◆ TO BE DONE: Each line from the top of the listing through the one holding "5.5, 6, 6.5, 7]" should be restated word for word, with nothing added and no pictures.

--- start DATASET CONTENT ---

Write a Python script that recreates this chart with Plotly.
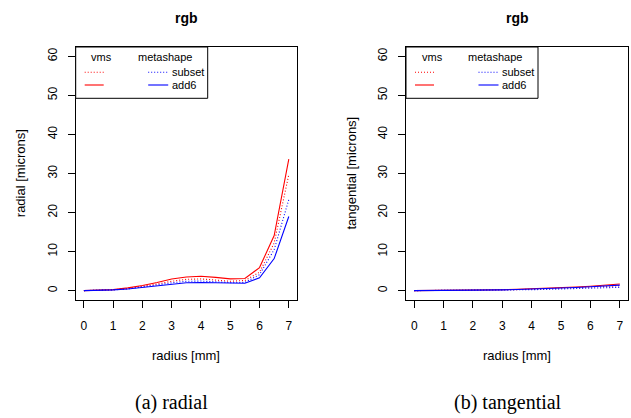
import plotly.graph_objects as go

W, H = 631, 418

# radius sample positions [mm]
radius = [0, 0.5, 1, 1.5, 2, 2.5, 3, 3.5, 4, 4.5, 5, 5.5, 6, 6.5, 7]

# radial distortion [microns]
radial_vms_subset = [0, 0.08, 0.22, 0.55, 1.05, 1.7, 2.4, 2.9, 3.0, 2.7, 2.4, 2.6, 4.7, 12.2, 29.7]
radial_vms_add6 = [0, 0.1, 0.25, 0.7, 1.3, 2.1, 3.0, 3.5, 3.7, 3.4, 3.0, 3.1, 5.9, 14.1, 33.7]
radial_ms_subset = [0, 0.06, 0.2, 0.45, 0.9, 1.45, 2.0, 2.4, 2.45, 2.3, 2.05, 2.1, 4.1, 10.5, 23.3]
radial_ms_add6 = [0, 0.05, 0.2, 0.4, 0.8, 1.3, 1.7, 2.0, 2.1, 2.0, 1.9, 1.9, 3.3, 8.2, 19.0]

# tangential distortion [microns]
tang_vms_subset = [0, 0.01, 0.02, 0.05, 0.08, 0.12, 0.18, 0.26, 0.35, 0.46, 0.58, 0.72, 0.88, 1.05, 1.25]
tang_vms_add6 = [0, 0.01, 0.03, 0.06, 0.1, 0.16, 0.24, 0.34, 0.46, 0.6, 0.76, 0.94, 1.14, 1.4, 1.7]
tang_ms_subset = [0, 0.01, 0.02, 0.04, 0.06, 0.09, 0.13, 0.18, 0.24, 0.31, 0.39, 0.48, 0.58, 0.7, 0.85]
tang_ms_add6 = [0, 0.01, 0.03, 0.05, 0.09, 0.14, 0.2, 0.28, 0.38, 0.5, 0.64, 0.8, 0.98, 1.18, 1.4]

x_ticks = [0, 1, 2, 3, 4, 5, 6, 7]
y_ticks = [0, 10, 20, 30, 40, 50, 60]

panel_titles = ["rgb", "rgb"]
y_titles = ["radial [microns]", "tangential [microns]"]
x_title = "radius [mm]"
captions = ["(a) radial", "(b) tangential"]
legend_headers = ["vms", "metashape"]
legend_labels = ["subset", "add6"]

RED = "rgb(255,0,0)"
BLUE = "rgb(0,0,255)"
DOTS = "1px,2px"
SANS = "Liberation Sans, Arial, sans-serif"
SERIF = "Liberation Serif, Times New Roman, serif"


def px(x):
    return x / W


def py(y):
    return 1 - y / H


fig = go.Figure()

panels = [
    ("x", "y", [radial_vms_subset, radial_vms_add6, radial_ms_subset, radial_ms_add6]),
    ("x2", "y2", [tang_vms_subset, tang_vms_add6, tang_ms_subset, tang_ms_add6]),
]
styles = [(RED, DOTS), (RED, "solid"), (BLUE, DOTS), (BLUE, "solid")]

for xa, ya, series in panels:
    for vals, (col, dash) in zip(series, styles):
        fig.add_trace(go.Scatter(
            x=radius, y=vals, xaxis=xa, yaxis=ya, mode="lines",
            line=dict(color=col, width=1.1, dash=dash),
            showlegend=False, hoverinfo="skip",
        ))

# plot boxes in pixels (left, right) and shared top/bottom
boxes = [(75.7, 297.0), (406.0, 628.0)]
caption_x = [171, 508]
top, bottom = 47.0, 300.0

axis_common = dict(
    showgrid=False, zeroline=False, showline=True, linecolor="black",
    linewidth=1, mirror=True, ticks="outside", ticklen=7, tickwidth=1,
    tickcolor="black", tickfont=dict(family=SANS, size=12, color="black"),
)

for i, (l, r) in enumerate(boxes):
    sfx = "" if i == 0 else str(i + 1)
    fig.layout["xaxis" + sfx] = dict(
        axis_common, domain=[px(l), px(r)], range=[-0.28, 7.28],
        tickvals=x_ticks, anchor="y" + sfx, ticklabelstandoff=8,
    )
    fig.layout["yaxis" + sfx] = dict(
        axis_common, domain=[py(bottom), py(top)], range=[-2.4, 62.4],
        tickvals=y_ticks, tickangle=-90, anchor="x" + sfx, ticklabelstandoff=6,
    )

annotations = []
shapes = []
for i, (l, r) in enumerate(boxes):
    cx = (l + r) / 2
    annotations.append(dict(
        x=px(cx), y=py(18), xref="paper", yref="paper", text="<b>%s</b>" % panel_titles[i],
        showarrow=False, font=dict(family=SANS, size=14, color="black"),
        xanchor="center", yanchor="middle",
    ))
    annotations.append(dict(
        x=px(cx), y=py(355), xref="paper", yref="paper", text=x_title,
        showarrow=False, font=dict(family=SANS, size=13, color="black"),
        xanchor="center", yanchor="middle",
    ))
    annotations.append(dict(
        x=px(caption_x[i]), y=py(402), xref="paper", yref="paper", text=captions[i],
        showarrow=False, font=dict(family=SERIF, size=20, color="black"),
        xanchor="center", yanchor="middle",
    ))
    annotations.append(dict(
        x=px(l - 55), y=py((top + bottom) / 2), xref="paper", yref="paper",
        text=y_titles[i], textangle=-90, showarrow=False,
        font=dict(family=SANS, size=13, color="black"),
        xanchor="center", yanchor="middle",
    ))

    # legend box
    lx = l
    shapes.append(dict(
        type="rect", xref="paper", yref="paper",
        x0=px(lx), x1=px(lx + 132), y0=py(98.3), y1=py(top),
        line=dict(color="black", width=1), fillcolor="white", layer="above",
    ))
    annotations.append(dict(
        x=px(lx + 26), y=py(56.7), xref="paper", yref="paper", text=legend_headers[0],
        showarrow=False, font=dict(family=SANS, size=11, color="black"),
        xanchor="center", yanchor="middle",
    ))
    annotations.append(dict(
        x=px(lx + 89), y=py(56.7), xref="paper", yref="paper", text=legend_headers[1],
        showarrow=False, font=dict(family=SANS, size=11, color="black"),
        xanchor="center", yanchor="middle",
    ))
    for row, (yy, dash) in enumerate([(72.3, DOTS), (85.0, "solid")]):
        shapes.append(dict(
            type="line", xref="paper", yref="paper",
            x0=px(lx + 9), x1=px(lx + 28), y0=py(yy), y1=py(yy),
            line=dict(color=RED, width=1.1, dash=dash), layer="above",
        ))
        shapes.append(dict(
            type="line", xref="paper", yref="paper",
            x0=px(lx + 72.5), x1=px(lx + 92.5), y0=py(yy), y1=py(yy),
            line=dict(color=BLUE, width=1.1, dash=dash), layer="above",
        ))
        annotations.append(dict(
            x=px(lx + 94), y=py(yy), xref="paper", yref="paper", text=legend_labels[row],
            showarrow=False, font=dict(family=SANS, size=11, color="black"),
            xanchor="left", yanchor="middle",
        ))

fig.update_layout(
    width=W, height=H, margin=dict(l=0, r=0, t=0, b=0),
    paper_bgcolor="white", plot_bgcolor="white",
    annotations=annotations, shapes=shapes, showlegend=False,
)

fig.write_html("out.html")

--- end DATASET CONTENT ---

◆ EXERCISE SOLUTION:
Write a Python script that recreates this chart with Plotly.
import plotly.graph_objects as go

W, H = 631, 418

# radius sample positions [mm]
radius = [0, 0.5, 1, 1.5, 2, 2.5, 3, 3.5, 4, 4.5, 5, 5.5, 6, 6.5, 7]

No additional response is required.